Pioneering and innovative automobile manufacturers were soon swept up in the craze. Benjamin Briscoe, the man who financed the launch of Buick and that partnered with Johnathan Maxwell to create Maxwell Briscoe, built the Argo in Jackson, Michigan.

Built between 1914 and 1918 in a factory previously used to manufacture the Standard Electric Car, the Argo was an outgrowth of Briscoe’s Motorvique and Ajax cyclecars. These had been manufactured in France.

In 1917, Briscoe sold the company to Mansell Hackett. Operations were relocated to Grand Rapids, Michigan.

Cadwaller “Carl” Washburn Kelsey was a promotional and marketing genius. He was the first to conceive the idea of a filmed auto commercial. And it was his marketing acumen that propelled Maxwell Briscoe to a position as one of the leading automobile manufacturers in the country.

After a disagreement with Benjamin Briscoe, he established the C.W. Kelsey Manufacturing Company to produce the Motorettes, a cyclecar, in late 1910. It was an innovative, and by all accounts, a durable vehicle.

To ensure stability of the three wheeled vehicles, an anti-sway bar was mounted crossways in the front and connected to the ends of the axle. As a result, both front springs to work up and down together. The single rear wheel was connected to the chassis by a pair of flat leaf springs.

Kelsey’s intent with the Motorette was to offer a durable vehicle at a price anyone could afford. At $385 it was almost half the cost of a Model T Ford.

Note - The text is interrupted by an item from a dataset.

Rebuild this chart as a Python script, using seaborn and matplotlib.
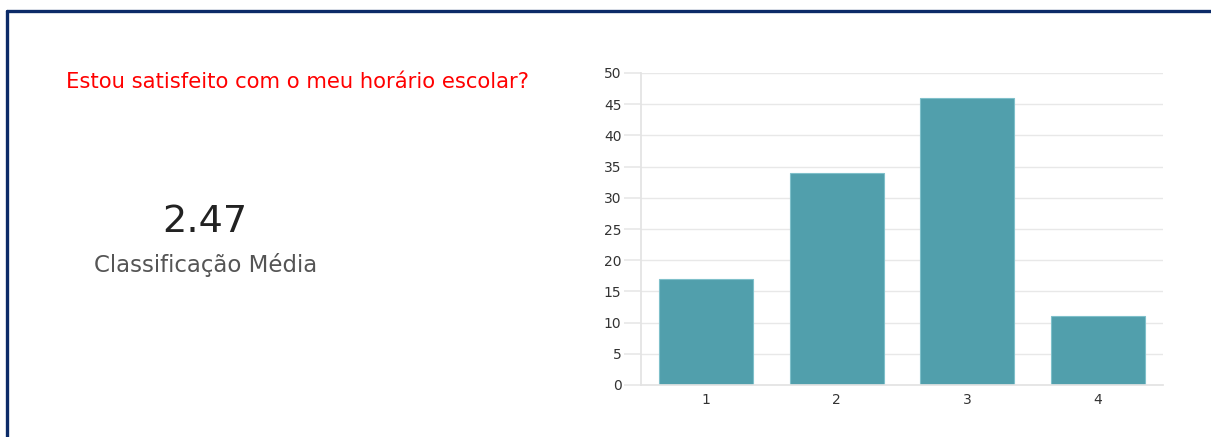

Published advertisements noted that “a healthy girl of ten can crank it.” In a highly publicized stunt Kelsey had two men drive a Motorette from New York to San Francisco in the winter. As they did so without mechanical failure the adventure proved the Motorette’s reliability, strength, and durability.

The Motorette and the cycle car were a fad that quickly passed. They were a good idea at the time. Today they are an obscure footnote in automotive history.